Aus einem simplen Grund: Das gesamte Eurosystem ist inzwischen – ähnlich einem Drogensüchtigen – von den Geldinjektionen der EZB abhängig und kann ohne diese nicht mehr existieren. Damit aber rückt die Eurozone immer näher an den Rand des Abgrundes, denn wir erleben zurzeit die ersten Vorboten einer Rezession, also einer kräftigen Abschwächung des Wirtschaftswachstums. 

Sobald diese Rezession sich voll entfaltet, bleibt der EZB aber nur ein Mittel: Sie muss gegensteuern und die Zinsen senken. Da der Leitzins jedoch bereits bei Null liegt, wird ihr nichts anderes übrig bleiben, als ihn unter Null zu drücken, also Negativzinsen einzuführen.

Diese Negativzinsen, bei denen der Schuldner weniger zurückzahlen muss als er sich leiht, werden dazu führen, dass noch mehr geliehenes Geld als bisher in die Finanzmärkte fließt und die Blasen noch weiter an Umfang zunehmen. Das kann nur bewirken, dass sie irgendwann von alleine platzen oder dass die Gläubiger beim nächsten Versuch der EZB, die Geldpolitik zu straffen, ihr verliehenes Geld massenweise zurückfordern und ihre Schuldner damit zu Hundertausenden in Zahlungsschwierigkeiten bringen werden. 

Zusätzlich werden Negativzinsen eine Verschärfung des Feldzuges der Banken gegen das Bargeld nach sich ziehen, da die Menschen ihre Bankkonten reihenweise räumen werden. Außerdem werden Negativzinsen die Altersarmut weiter ansteigen lassen, da erspartes Geld ja keine Erträge mehr bringen, sondern nach und nach dahinschmelzen wird.

Die wichtigste Folge aber wird die zusätzliche Verstärkung des zurzeit gefährlichsten globalen Trends sein: Da die Flut billigen Geldes einzig und allein vermögenden Investoren zugute kommt, wird sie den Abstand zwischen Arm und Reich noch weiter als bisher vergrößern. 

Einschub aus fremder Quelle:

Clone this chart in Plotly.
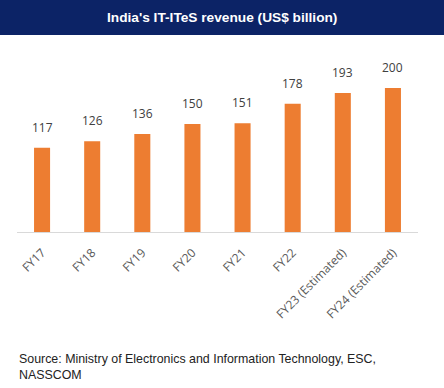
import plotly.graph_objects as go

categories = ["FY17", "FY18", "FY19", "FY20", "FY21", "FY22", "FY23 (Estimated)", "FY24 (Estimated)"]
revenue = [117, 126, 136, 150, 151, 178, 193, 200]

W, H = 444, 388
ml, mr, mt, mb = 17, 26, 52, 156
pw = W - ml - mr
ph = H - mt - mb

fig = go.Figure(go.Bar(
    x=categories, y=revenue,
    marker=dict(color="#ED7D31", line=dict(width=0)),
    cliponaxis=False,
))

value_labels = [
    dict(x=c, y=v, text=str(v), xref="x", yref="y", yanchor="bottom", xanchor="center",
         yshift=10, showarrow=False,
         font=dict(family="Open Sans, Liberation Sans, sans-serif", size=12, color="#404040"))
    for c, v in zip(categories, revenue)
]

fig.update_layout(
    width=W, height=H,
    margin=dict(l=ml, r=mr, t=mt, b=mb),
    paper_bgcolor="white", plot_bgcolor="white",
    bargap=0.68,
    showlegend=False,
    xaxis=dict(showgrid=False, showline=True, linecolor="#D9D9D9", linewidth=1,
               ticks="", tickangle=-45, ticklabelstandoff=8,
               tickfont=dict(family="Open Sans, Liberation Sans, sans-serif", size=12, color="#595959")),
    yaxis=dict(range=[0, 250], visible=False, showgrid=False, zeroline=False),
    shapes=[dict(type="rect", xref="paper", yref="paper",
                 x0=-ml / pw, x1=1 + mr / pw,
                 y0=1 + (mt - 35) / ph, y1=1 + mt / ph,
                 fillcolor="#0C2366", line=dict(width=0), layer="below")],
    annotations=value_labels + [
        dict(text="<b>India's IT-ITeS revenue (US$ billion)</b>", xref="paper", yref="paper",
             x=(W / 2 - ml) / pw, y=1 + (mt - 17.5) / ph, xanchor="center", yanchor="middle",
             showarrow=False, font=dict(family="Liberation Sans, Arial, sans-serif", size=13.7, color="white")),
        dict(text="Source: Ministry of Electronics and Information Technology, ESC,<br>NASSCOM",
             xref="paper", yref="paper", x=0, y=-(358 - 232 - 8) / ph, xanchor="left", yanchor="top",
             align="left", showarrow=False,
             font=dict(family="Liberation Sans, Arial, sans-serif", size=12.4, color="#222222")),
    ],
)

fig.write_html("out.html", config={"displayModeBar": False},
               post_script="document.body.style.margin='0';")
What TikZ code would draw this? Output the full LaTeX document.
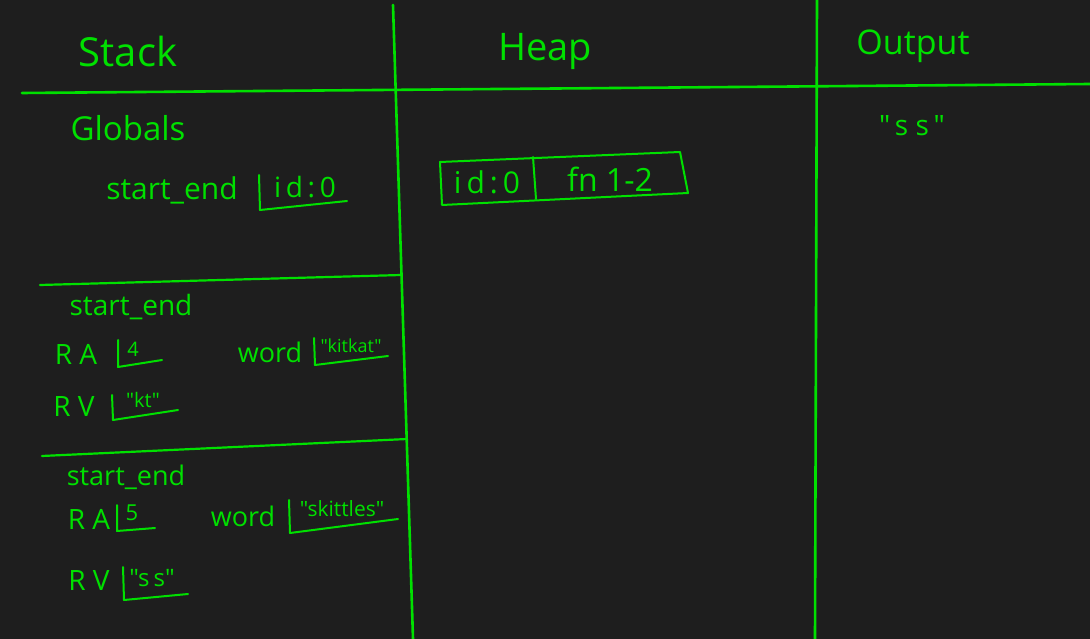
\documentclass[tikz,border=0pt]{standalone}
\usepackage{fontspec}
\setmainfont{Open Sans}[Ligatures=TeXOff]
\definecolor{bg}{HTML}{1E1E1E}
\definecolor{ink}{HTML}{00E000}
\tikzset{
  fs/.style={font=\fontsize{#1pt}{#1pt}\selectfont},
  lbl/.style={text=ink, inner sep=0pt, anchor=center},
  rule/.style={draw=ink, line width=2.6pt, line cap=round},
  valbox/.style={draw=ink, line width=2pt, line cap=round, line join=round},
}
\begin{document}
\begin{tikzpicture}[x=1pt, y=-1pt]
\useasboundingbox (0,0) rectangle (1090,639);
\fill[bg] (0,0) rectangle (1090,639);

% grid lines
\coordinate (v1t) at (393,5);   \coordinate (v1b) at (413,639);
\coordinate (v2t) at (817,0);   \coordinate (v2b) at (815,639);
\coordinate (hl) at (22,93);    \coordinate (hr) at (1090,84);
\draw[rule] (v1t) -- (v1b);
\draw[rule] (v2t) -- (v2b);
\draw[rule] (hl) -- (hr);
% frame dividers
\coordinate (f1l) at (40,285);  \coordinate (f1r) at (401,275);
\coordinate (f2l) at (42,456);  \coordinate (f2r) at (407,439);
\draw[rule, line width=2.2pt] (f1l) -- (f1r);
\draw[rule, line width=2.2pt] (f2l) -- (f2r);

% headers
\node[lbl, fs=40] (stack) at (128,52) {Stack};
\node[lbl, fs=38] (heap) at (545,52) {Heap};
\node[lbl, fs=34] (output) at (913,46) {Output};

% globals
\node[lbl, fs=33] (globals) at (128,128) {Globals};
\node[lbl, fs=30] (gname) at (172,190) {start\_end};
\draw[valbox] (259,175) -- (260,210) -- (347,201);
\node[lbl, fs=28] (gval) at (305,187) {i\,d\,:\,0};

% heap object
\draw[valbox] (440,162) -- (680,152) -- (688,193) -- (442,205) -- cycle;
\draw[valbox] (533,157) -- (536,199);
\node[lbl, fs=30] (hid) at (487,182) {i\,d\,:\,0};
\node[lbl, fs=32] (hfn) at (610,179) {fn 1-2};

% output
\node[lbl, fs=28] (out) at (912,126) {"\,s\ s\,"};

% frame 1
\node[lbl, fs=28] (f1name) at (131,307) {start\_end};
\node[lbl, fs=28] (f1ra) at (76,354) {R A};
\draw[valbox] (118,340) -- (118,367) -- (162,360);
\node[lbl, fs=20] (f1raval) at (133,349) {4};
\node[lbl, fs=27] (f1word) at (270,352) {word};
\draw[valbox] (314,338) -- (315,365) -- (388,356);
\node[lbl, fs=18] (f1wordval) at (351,346) {"kitkat"};
\node[lbl, fs=28] (f1rv) at (74,407) {R V};
\draw[valbox] (112,395) -- (113,420) -- (178,410);
\node[lbl, fs=20] (f1rvval) at (143,400) {"kt"};

% frame 2
\node[lbl, fs=27] (f2name) at (126,477) {start\_end};
\node[lbl, fs=28] (f2ra) at (89,519) {R A};
\draw[valbox] (117,505) -- (117,531) -- (155,528);
\node[lbl, fs=22] (f2raval) at (132,513) {5};
\node[lbl, fs=27] (f2word) at (243,516) {word};
\draw[valbox] (289,500) -- (290,533) -- (398,519);
\node[lbl, fs=21] (f2wordval) at (342,509) {"skittles"};
\node[lbl, fs=28] (f2rv) at (89,581) {R V};
\draw[valbox] (123,567) -- (124,600) -- (188,594);
\node[lbl, fs=24] (f2rvval) at (152,578) {"s\,s"};
\end{tikzpicture}
\end{document}
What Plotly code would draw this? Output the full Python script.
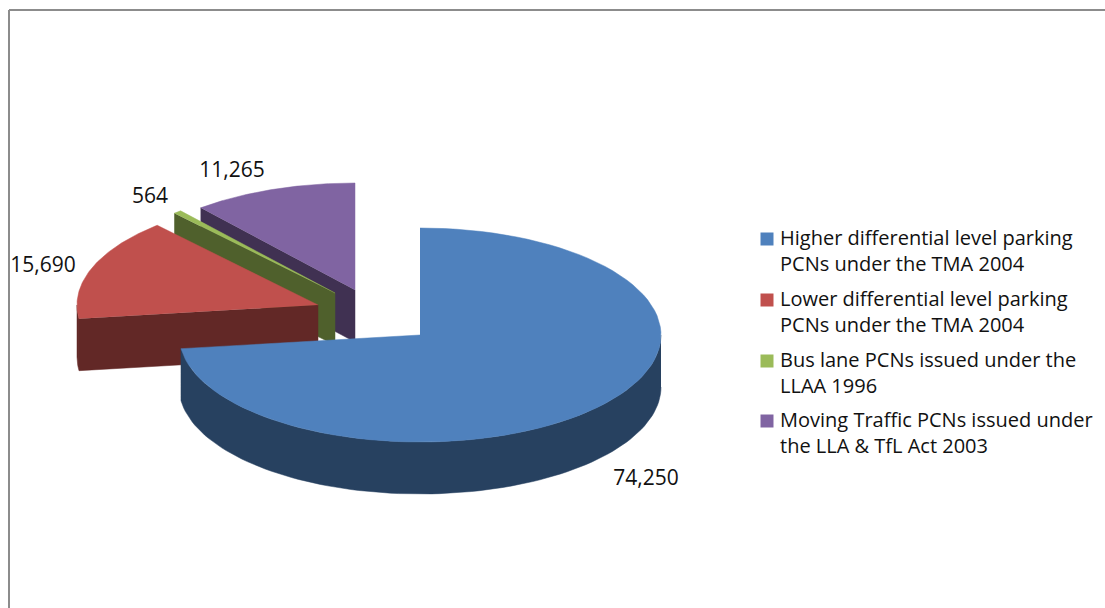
import numpy as np
import plotly.graph_objects as go

# values
categories = [
    "Higher differential level parking<br>PCNs under the TMA 2004",
    "Lower differential level parking<br>PCNs under the TMA 2004",
    "Bus lane PCNs issued under the<br>LLAA 1996",
    "Moving Traffic PCNs issued under<br>the LLA & TfL Act 2003",
]
values = [74250, 15690, 564, 11265]
value_labels = ["74,250", "15,690", "564", "11,265"]
top_colors = ["#4F81BD", "#C0504D", "#9BBB59", "#8064A2"]
side_colors = ["#274160", "#622826", "#4F602C", "#403152"]

# pie look, in page pixels (y axis runs downward)
centers = [(420, 335), (318, 305), (335, 293), (355, 290)]
label_pos = [(646, 480), (43, 267), (150, 198), (232, 172)]
key_y = [239, 300, 361, 421]
RX, RY, DEPTH = 241, 107, 52
FONT = "Open Sans"
LABEL_SIZE = 21
KEY_SIZE = 20
PAGE_W, PAGE_H = 1105, 608


def rim(c, a0, a1, n=90):
    # points on the ellipse, angles clockwise from 12 o'clock
    t = np.radians(np.linspace(a0, a1, n))
    return c[0] + RX * np.sin(t), c[1] - RY * np.cos(t)


def add_poly(fig, x, y, color):
    fig.add_trace(go.Scatter(
        x=list(x), y=list(y), mode="lines", fill="toself", fillcolor=color,
        line=dict(color=color, width=0.5), hoverinfo="skip", showlegend=False,
    ))


shares = np.array(values) / sum(values) * 360
ends = np.cumsum(shares)
starts = ends - shares

fig = go.Figure()

# draw from back to front: purple, green, red, blue
for i in [3, 2, 1, 0]:
    c = centers[i]
    a0, a1 = starts[i], ends[i]
    xr, yr = rim(c, a0, a1)

    # cut face on the leading edge of the wedges on the left
    if i != 0:
        add_poly(fig,
                 [xr[0], c[0], c[0], xr[0]],
                 [yr[0], c[1], c[1] + DEPTH, yr[0] + DEPTH],
                 side_colors[i])

    # outer wall, only the part facing the viewer (90..270 degrees)
    w0, w1 = max(a0, 90), min(a1, 270)
    if w1 > w0:
        xw, yw = rim(c, w0, w1)
        add_poly(fig,
                 np.concatenate([xw, xw[::-1]]),
                 np.concatenate([yw, yw[::-1] + DEPTH]),
                 side_colors[i])

    # top
    add_poly(fig, np.append(xr, c[0]), np.append(yr, c[1]), top_colors[i])

# key squares, the text sits next to them as annotations so the square
# lines up with the first text line like in the original
fig.add_trace(go.Scatter(
    x=[767] * len(key_y), y=key_y, mode="markers",
    marker=dict(symbol="square", size=13, color=top_colors),
    hoverinfo="skip", showlegend=False,
))
for name, y in zip(categories, key_y):
    fig.add_annotation(
        x=780, y=y - 15, text=name, showarrow=False, xanchor="left", yanchor="top",
        align="left", borderpad=0, borderwidth=0,
        font=dict(family=FONT, size=KEY_SIZE, color="#111111"),
    )

fig.add_trace(go.Scatter(
    x=[p[0] for p in label_pos], y=[p[1] for p in label_pos],
    mode="text", text=value_labels, textposition="middle center",
    textfont=dict(family=FONT, size=LABEL_SIZE, color="#111111"),
    hoverinfo="skip", showlegend=False,
))

# frame of the chart area, only top and left are in view
fig.add_shape(type="line", x0=9, x1=PAGE_W, y0=10, y1=10, line=dict(color="#8C8C8C", width=2))
fig.add_shape(type="line", x0=9, x1=9, y0=10, y1=PAGE_H, line=dict(color="#8C8C8C", width=2))

fig.update_layout(
    width=PAGE_W, height=PAGE_H,
    margin=dict(l=0, r=0, t=0, b=0),
    paper_bgcolor="white", plot_bgcolor="white",
    xaxis=dict(range=[0, PAGE_W], visible=False, fixedrange=True),
    yaxis=dict(range=[PAGE_H, 0], visible=False, fixedrange=True),
    showlegend=False,
)

# page margin off so the plot fills the window
fig.write_html("out.html", config={"displayModeBar": False},
               post_script="document.body.style.margin = '0';")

Die Rückkehr der EZB zur lockeren Geldpolitik der vergangenen Jahre legt also die Grundlage dafür, dass wir in der vor uns liegenden Rezession nicht nur mit tiefgreifenden wirtschaftlichen und finanziellen, sondern auch mit erheblichen sozialen und politischen Verwerfungen rechnen müssen.